Retype, exactly as they stand, the lines from the start of the data to the line that contains "(di-s) at (258.75,87)", both ends included. Leave the pictures out.

^^^^^^^^

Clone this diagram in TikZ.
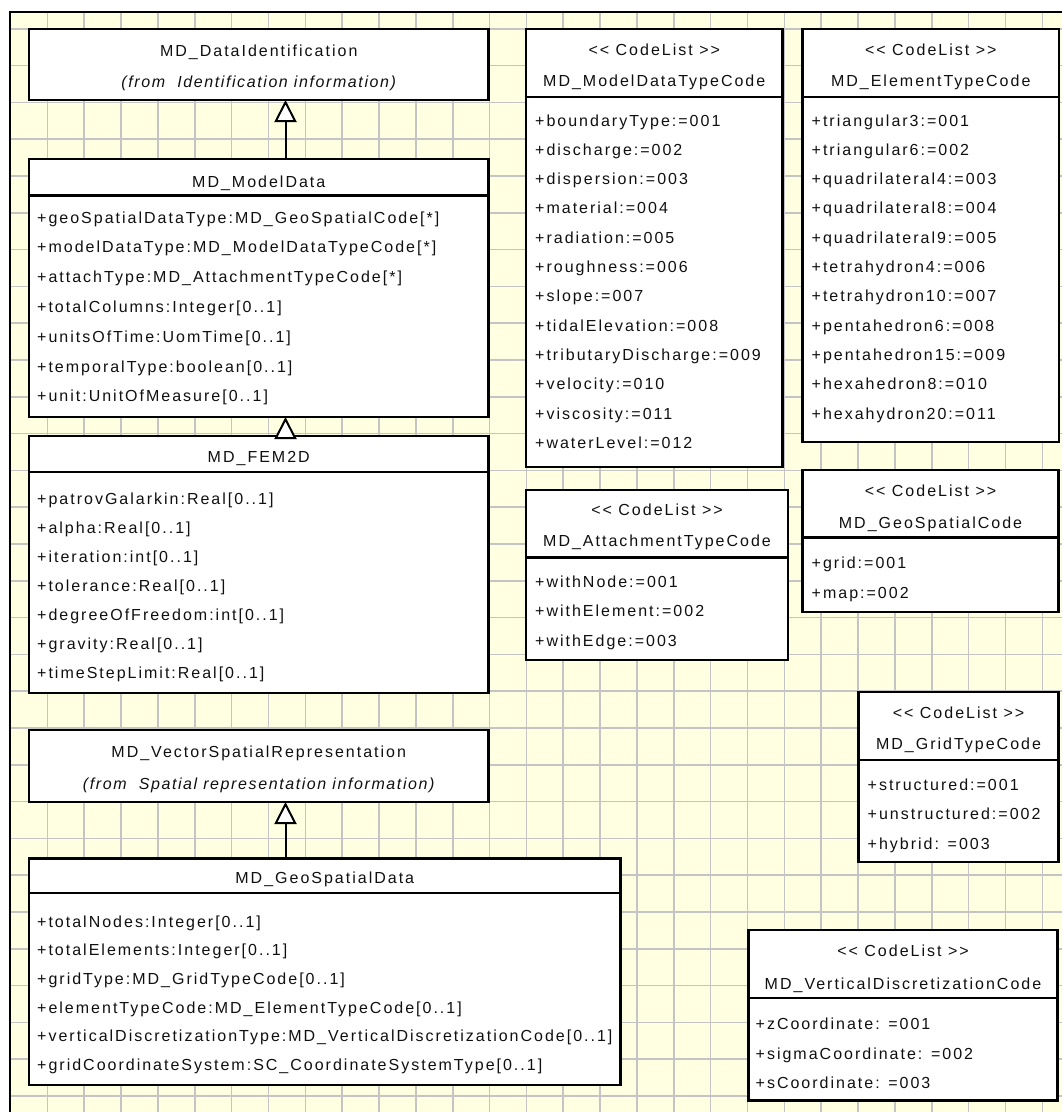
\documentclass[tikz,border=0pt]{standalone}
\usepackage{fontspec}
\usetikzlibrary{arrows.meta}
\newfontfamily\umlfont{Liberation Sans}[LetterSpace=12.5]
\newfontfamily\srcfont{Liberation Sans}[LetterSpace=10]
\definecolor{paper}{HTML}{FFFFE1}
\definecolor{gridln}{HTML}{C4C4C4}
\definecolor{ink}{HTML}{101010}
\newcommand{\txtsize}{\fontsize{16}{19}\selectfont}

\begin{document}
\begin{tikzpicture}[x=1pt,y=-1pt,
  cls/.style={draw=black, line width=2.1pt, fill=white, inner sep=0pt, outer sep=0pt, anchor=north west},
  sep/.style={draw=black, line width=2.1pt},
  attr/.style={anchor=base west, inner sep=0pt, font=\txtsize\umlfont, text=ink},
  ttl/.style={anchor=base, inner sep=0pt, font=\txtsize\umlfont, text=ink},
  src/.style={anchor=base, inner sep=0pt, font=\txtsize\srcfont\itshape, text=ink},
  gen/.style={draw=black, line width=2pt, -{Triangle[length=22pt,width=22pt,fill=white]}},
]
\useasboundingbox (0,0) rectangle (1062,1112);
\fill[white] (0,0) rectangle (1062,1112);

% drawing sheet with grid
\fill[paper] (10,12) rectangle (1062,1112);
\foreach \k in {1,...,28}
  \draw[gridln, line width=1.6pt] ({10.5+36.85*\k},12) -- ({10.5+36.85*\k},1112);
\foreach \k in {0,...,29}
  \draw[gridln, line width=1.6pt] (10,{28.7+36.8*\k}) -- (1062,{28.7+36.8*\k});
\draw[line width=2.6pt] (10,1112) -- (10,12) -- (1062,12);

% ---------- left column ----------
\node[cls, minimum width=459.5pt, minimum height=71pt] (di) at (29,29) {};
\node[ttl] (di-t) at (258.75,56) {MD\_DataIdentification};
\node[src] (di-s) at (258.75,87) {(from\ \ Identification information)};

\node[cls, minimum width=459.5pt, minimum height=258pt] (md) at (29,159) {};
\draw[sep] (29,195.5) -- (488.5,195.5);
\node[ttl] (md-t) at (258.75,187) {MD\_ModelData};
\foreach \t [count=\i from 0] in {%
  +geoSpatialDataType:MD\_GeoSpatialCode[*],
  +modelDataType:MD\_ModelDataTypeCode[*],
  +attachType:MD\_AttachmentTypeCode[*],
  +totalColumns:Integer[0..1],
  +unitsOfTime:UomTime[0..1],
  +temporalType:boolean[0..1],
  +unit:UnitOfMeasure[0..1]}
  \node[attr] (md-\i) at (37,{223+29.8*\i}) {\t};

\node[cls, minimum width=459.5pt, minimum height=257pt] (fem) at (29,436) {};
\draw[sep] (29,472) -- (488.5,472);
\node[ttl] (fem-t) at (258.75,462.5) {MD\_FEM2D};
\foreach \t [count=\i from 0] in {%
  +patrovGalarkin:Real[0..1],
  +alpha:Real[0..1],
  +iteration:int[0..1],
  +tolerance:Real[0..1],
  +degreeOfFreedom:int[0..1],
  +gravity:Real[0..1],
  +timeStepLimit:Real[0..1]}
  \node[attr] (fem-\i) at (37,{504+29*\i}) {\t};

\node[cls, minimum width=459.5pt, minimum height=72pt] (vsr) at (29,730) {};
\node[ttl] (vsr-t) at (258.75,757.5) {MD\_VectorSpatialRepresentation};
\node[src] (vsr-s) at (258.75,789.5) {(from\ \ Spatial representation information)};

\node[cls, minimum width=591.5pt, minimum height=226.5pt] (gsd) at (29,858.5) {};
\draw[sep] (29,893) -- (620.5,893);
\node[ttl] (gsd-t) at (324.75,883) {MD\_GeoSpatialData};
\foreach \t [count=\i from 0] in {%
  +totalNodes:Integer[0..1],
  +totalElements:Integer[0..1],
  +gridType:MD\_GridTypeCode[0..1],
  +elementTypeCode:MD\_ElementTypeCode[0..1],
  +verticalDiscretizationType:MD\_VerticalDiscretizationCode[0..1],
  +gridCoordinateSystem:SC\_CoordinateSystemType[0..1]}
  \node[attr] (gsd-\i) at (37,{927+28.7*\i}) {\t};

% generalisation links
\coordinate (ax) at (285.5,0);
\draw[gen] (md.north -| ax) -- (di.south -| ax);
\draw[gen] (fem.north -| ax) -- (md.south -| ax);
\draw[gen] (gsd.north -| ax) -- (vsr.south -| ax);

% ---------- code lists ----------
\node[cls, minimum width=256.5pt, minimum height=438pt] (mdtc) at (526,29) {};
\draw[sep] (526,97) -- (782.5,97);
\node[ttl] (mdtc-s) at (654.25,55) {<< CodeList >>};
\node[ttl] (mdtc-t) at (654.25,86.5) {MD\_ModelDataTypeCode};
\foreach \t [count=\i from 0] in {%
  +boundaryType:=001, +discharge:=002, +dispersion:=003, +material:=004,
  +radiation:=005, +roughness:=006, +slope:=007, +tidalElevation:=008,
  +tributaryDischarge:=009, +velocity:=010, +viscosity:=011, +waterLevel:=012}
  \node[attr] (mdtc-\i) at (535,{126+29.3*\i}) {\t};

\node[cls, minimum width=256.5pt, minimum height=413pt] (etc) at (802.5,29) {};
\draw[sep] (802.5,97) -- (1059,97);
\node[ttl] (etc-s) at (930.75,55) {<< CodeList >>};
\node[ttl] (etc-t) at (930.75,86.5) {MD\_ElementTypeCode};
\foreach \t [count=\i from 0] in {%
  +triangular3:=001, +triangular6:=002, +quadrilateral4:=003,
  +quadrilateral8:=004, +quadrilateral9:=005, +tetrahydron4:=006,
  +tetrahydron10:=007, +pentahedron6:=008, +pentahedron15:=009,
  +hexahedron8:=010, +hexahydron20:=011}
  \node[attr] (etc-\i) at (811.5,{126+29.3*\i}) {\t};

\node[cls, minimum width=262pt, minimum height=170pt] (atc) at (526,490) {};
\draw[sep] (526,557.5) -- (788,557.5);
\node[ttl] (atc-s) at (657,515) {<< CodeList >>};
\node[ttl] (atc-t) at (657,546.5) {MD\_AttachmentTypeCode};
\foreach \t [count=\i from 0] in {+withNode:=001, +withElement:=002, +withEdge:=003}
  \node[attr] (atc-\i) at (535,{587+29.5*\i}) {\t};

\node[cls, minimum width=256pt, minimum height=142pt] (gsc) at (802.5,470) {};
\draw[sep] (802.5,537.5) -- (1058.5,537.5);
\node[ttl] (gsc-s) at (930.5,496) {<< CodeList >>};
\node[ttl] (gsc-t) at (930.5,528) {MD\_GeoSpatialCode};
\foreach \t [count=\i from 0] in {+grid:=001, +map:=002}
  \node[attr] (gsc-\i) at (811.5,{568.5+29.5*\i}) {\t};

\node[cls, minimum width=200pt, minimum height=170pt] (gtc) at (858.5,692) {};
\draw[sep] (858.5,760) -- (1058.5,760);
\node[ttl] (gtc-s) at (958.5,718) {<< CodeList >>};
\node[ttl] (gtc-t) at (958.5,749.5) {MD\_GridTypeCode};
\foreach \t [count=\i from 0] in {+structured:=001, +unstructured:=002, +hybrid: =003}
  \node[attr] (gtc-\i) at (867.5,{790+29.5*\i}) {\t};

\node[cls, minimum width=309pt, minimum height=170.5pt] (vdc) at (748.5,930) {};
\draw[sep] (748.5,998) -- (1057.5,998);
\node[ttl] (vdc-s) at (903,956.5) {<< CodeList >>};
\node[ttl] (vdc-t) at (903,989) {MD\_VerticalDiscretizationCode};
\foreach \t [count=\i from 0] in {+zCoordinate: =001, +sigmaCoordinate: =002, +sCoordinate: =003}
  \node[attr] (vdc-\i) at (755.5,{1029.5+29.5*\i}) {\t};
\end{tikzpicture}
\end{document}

^^^^^^^^

THE COMPLETED TASK
Clone this diagram in TikZ.
\documentclass[tikz,border=0pt]{standalone}
\usepackage{fontspec}
\usetikzlibrary{arrows.meta}
\newfontfamily\umlfont{Liberation Sans}[LetterSpace=12.5]
\newfontfamily\srcfont{Liberation Sans}[LetterSpace=10]
\definecolor{paper}{HTML}{FFFFE1}
\definecolor{gridln}{HTML}{C4C4C4}
\definecolor{ink}{HTML}{101010}
\newcommand{\txtsize}{\fontsize{16}{19}\selectfont}

\begin{document}
\begin{tikzpicture}[x=1pt,y=-1pt,
  cls/.style={draw=black, line width=2.1pt, fill=white, inner sep=0pt, outer sep=0pt, anchor=north west},
  sep/.style={draw=black, line width=2.1pt},
  attr/.style={anchor=base west, inner sep=0pt, font=\txtsize\umlfont, text=ink},
  ttl/.style={anchor=base, inner sep=0pt, font=\txtsize\umlfont, text=ink},
  src/.style={anchor=base, inner sep=0pt, font=\txtsize\srcfont\itshape, text=ink},
  gen/.style={draw=black, line width=2pt, -{Triangle[length=22pt,width=22pt,fill=white]}},
]
\useasboundingbox (0,0) rectangle (1062,1112);
\fill[white] (0,0) rectangle (1062,1112);

% drawing sheet with grid
\fill[paper] (10,12) rectangle (1062,1112);
\foreach \k in {1,...,28}
  \draw[gridln, line width=1.6pt] ({10.5+36.85*\k},12) -- ({10.5+36.85*\k},1112);
\foreach \k in {0,...,29}
  \draw[gridln, line width=1.6pt] (10,{28.7+36.8*\k}) -- (1062,{28.7+36.8*\k});
\draw[line width=2.6pt] (10,1112) -- (10,12) -- (1062,12);

% ---------- left column ----------
\node[cls, minimum width=459.5pt, minimum height=71pt] (di) at (29,29) {};
\node[ttl] (di-t) at (258.75,56) {MD\_DataIdentification};
\node[src] (di-s) at (258.75,87) {(from\ \ Identification information)};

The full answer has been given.